Les brèves critiques du « Monde des livres » : Annie Ferret, Paul Fournel, Gérard Mordillat, Catherine Zittoun…

Des romans, un récit, un recueil de nouvelles… Voici les brèves critiques de sept ouvrages notables en cette vingt-huitième semaine de l’année.

Le camion du kolkhoze est venu chercher la mère pour l’emmener accoucher. Puis le père a ramené l’enfant chez eux, une petite fille qu’il avait attachée sur sa luge. Deux cents pages plus loin, la fillette, devenue jeune femme, s’apprête à quitter son village natal. Mais entre-temps, sur un ton alerte et allègre, elle nous aura fait ­vivre toute sa jeunesse dans une famille moldave au temps de l’Union soviétique…
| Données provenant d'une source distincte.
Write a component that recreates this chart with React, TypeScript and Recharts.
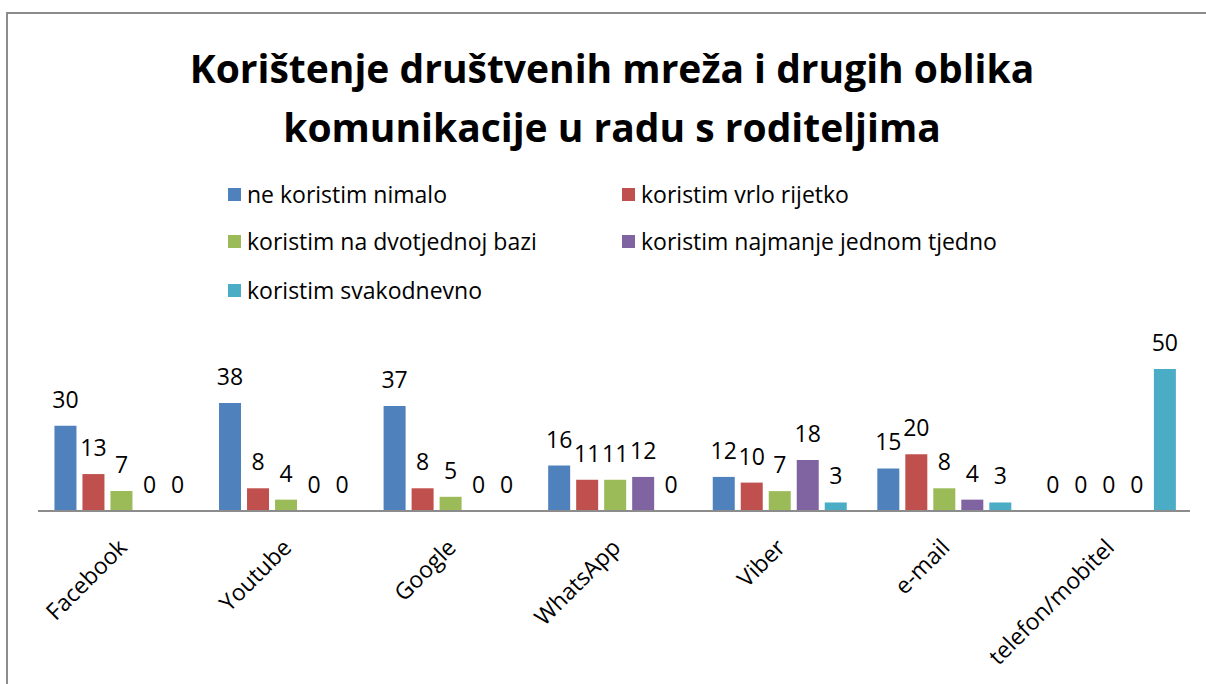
import React from "react";
import { BarChart, Bar, XAxis, YAxis, LabelList } from "recharts";

const categories = ["Facebook", "Youtube", "Google", "WhatsApp", "Viber", "e-mail", "telefon/mobitel"];
const neKoristim = [30, 38, 37, 16, 12, 15, 0];
const vrloRijetko = [13, 8, 8, 11, 10, 20, 0];
const dvotjedno = [7, 4, 5, 11, 7, 8, 0];
const tjedno = [0, 0, 0, 12, 18, 4, 0];
const svakodnevno = [0, 0, 0, 0, 3, 3, 50];

const seriesNames = [
  "ne koristim nimalo",
  "koristim vrlo rijetko",
  "koristim na dvotjednoj bazi",
  "koristim najmanje jednom tjedno",
  "koristim svakodnevno",
];
const colors = ["#4F81BD", "#C0504D", "#9BBB59", "#8064A2", "#4BACC6"];

const data = categories.map((c, i) => ({
  name: c,
  s0: neKoristim[i],
  s1: vrloRijetko[i],
  s2: dvotjedno[i],
  s3: tjedno[i],
  s4: svakodnevno[i],
}));

const FONT = "'Open Sans', 'Noto Sans', sans-serif";

function Tick(props: any) {
  const { x, y, payload } = props;
  return (
    <g transform={`translate(${x + 8},${y + 30}) rotate(-45)`}>
      <text x={0} y={0} textAnchor="end" fontSize={23} fontFamily={FONT} fill="#000">
        {payload.value}
      </text>
    </g>
  );
}

// value label drawn for every bar, zeros included
function ValueLabel(props: any) {
  const { x, y, width, value } = props;
  return (
    <text x={x + width / 2} y={y - 18} textAnchor="middle" fontSize={23} fontFamily={FONT} fill="#000">
      {value}
    </text>
  );
}

// legend positions: two columns, three rows
const legendPos = [
  { x: 228, y: 194 },
  { x: 622, y: 194 },
  { x: 228, y: 241 },
  { x: 622, y: 241 },
  { x: 228, y: 290 },
];

export default function App() {
  return (
    <div style={{ position: "absolute", left: 0, top: 0, width: 1206, height: 684, background: "#fff", overflow: "hidden", fontFamily: FONT }}>
      <div style={{ position: "absolute", left: 6, top: 12, width: 1300, height: 800, border: "2px solid #8c8c8c", boxSizing: "border-box" }} />
      <div style={{ position: "absolute", left: 0, top: 38, width: 1224, textAlign: "center", fontWeight: 700, fontSize: 39, lineHeight: "59px", color: "#000" }}>
        Korištenje društvenih mreža i drugih oblika
        <br />
        komunikacije u radu s roditeljima
      </div>
      {seriesNames.map((n, i) => (
        <div key={n} style={{ position: "absolute", left: legendPos[i].x, top: legendPos[i].y - 15, height: 30, display: "flex", alignItems: "center", fontSize: 23, color: "#000", whiteSpace: "nowrap" }}>
          <span style={{ display: "inline-block", width: 13, height: 13, background: colors[i], marginRight: 6 }} />
          {n}
        </div>
      ))}
      <div style={{ position: "absolute", left: 0, top: 0 }}>
        <BarChart width={1206} height={684} data={data} margin={{ top: 369, right: 16, left: 38, bottom: 23 }} barCategoryGap="10%" barGap={6}>
          <XAxis dataKey="name" height={150} tickLine={false} axisLine={{ stroke: "#8c8c8c", strokeWidth: 2 }} tick={<Tick />} interval={0} />
          <YAxis hide domain={[0, 50]} />
          {colors.map((c, i) => (
            <Bar key={i} dataKey={`s${i}`} fill={c} minPointSize={0.01} isAnimationActive={false}>
              <LabelList dataKey={`s${i}`} content={<ValueLabel />} />
            </Bar>
          ))}
        </BarChart>
      </div>
    </div>
  );
}
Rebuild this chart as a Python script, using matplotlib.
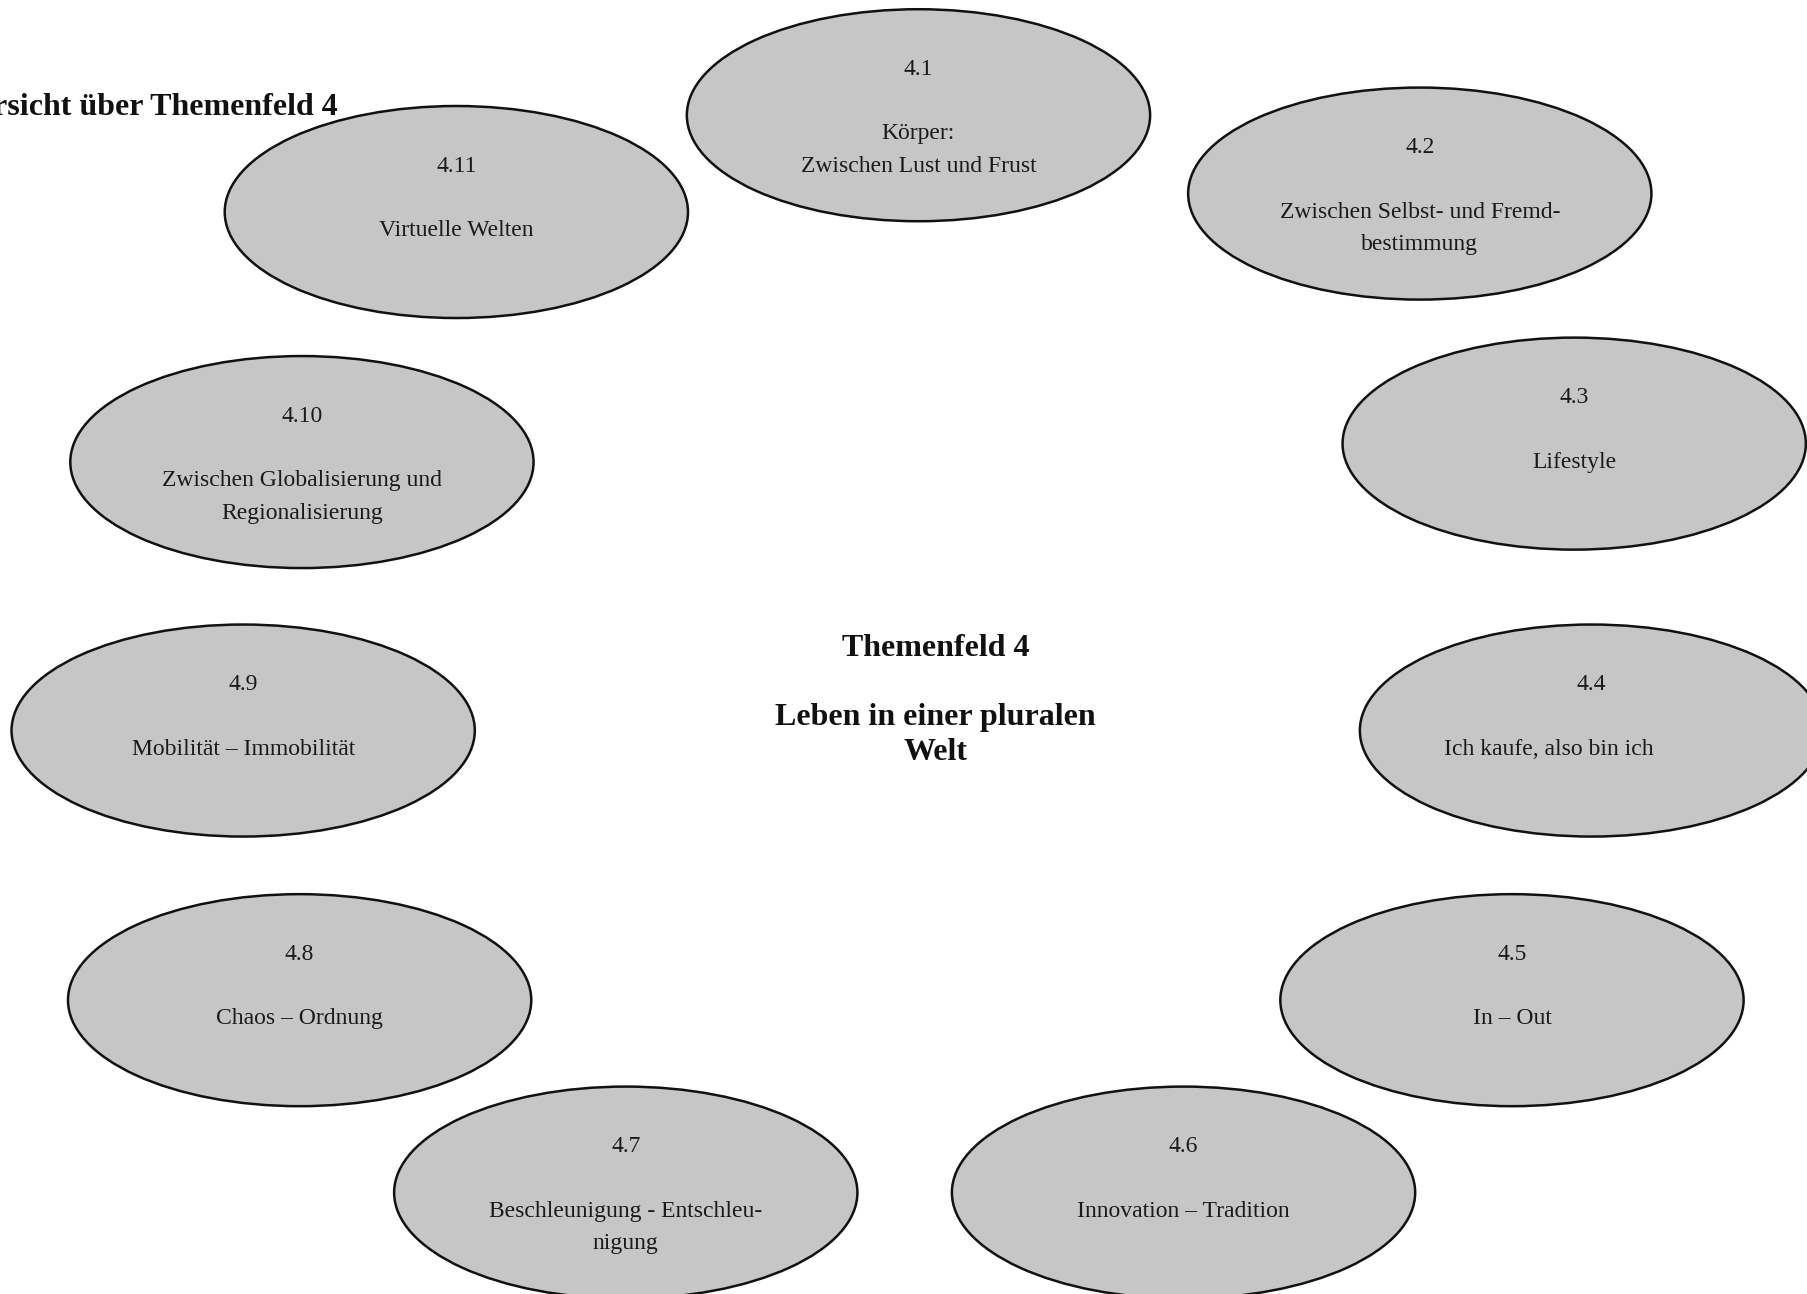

Pour ce premier roman, la poète Lorina Balteanu a trouvé une forme littéraire adéquate : l’histoire progresse par courtes saynètes, vivantes et visuelles, derrière lesquelles se profile subtilement la grande histoire. Comme dans cette description du rituel du 9 mai – le jour de la victoire contre l’Allemagne nazie en URSS – où la mère sort les médailles du père et les frotte au bicarbonate de soude pour les faire briller. La petite fille explique : « De la guerre, Papa est revenu avec deux médailles sur la poitrine et une balle dans la hanche. Les médailles, il les a mises au fond d’un tiroir, mais la balle, il la porte toujours sur lui. » Comme elle le fait souffrir dans son sommeil, les enfants, une nuit, conçoivent le projet de l’extirper de son corps avec un aimant… Alliant gravité et fantaisie, ce récit réussi appelle une suite : celui du voyage tant rêvé de l’héroïne dans le vaste monde. Fl. N.

Ecrivaine et modèle d’art, Annie ­Ferret a publié, entre autres, des ­contes inscrits dans « une Afrique ­rêvée » et un roman, Les Hyènes (Grasset, 2021), explorant la transmission de la colère sur cinq générations de femmes. Un riche univers convoqué dans Un petit miracle. Cette fiction se déploie en Amérique latine. Portée par une voix narrative qui tutoie le protagoniste, Juan, l’intrigue remonte le fil des événements qui ont conduit en prison ce père au chômage. Sa faute ? Avoir rapporté à la police une valise qui n’était pas la sienne, à la suite d’un cafouillage à l’aéroport. Avoir vu son frère mort dans les yeux de l’Indien à qui il a cédé sa place dans l’avion. Avoir survécu au crash de l’appareil. Ou, pire, avoir espéré être heureux. En s’emparant des codes du réalisme merveilleux, dans une langue chargée d’amour, Annie Ferret écrit au plus près des tourments intimes échappant à nos regards. Gl. Ma.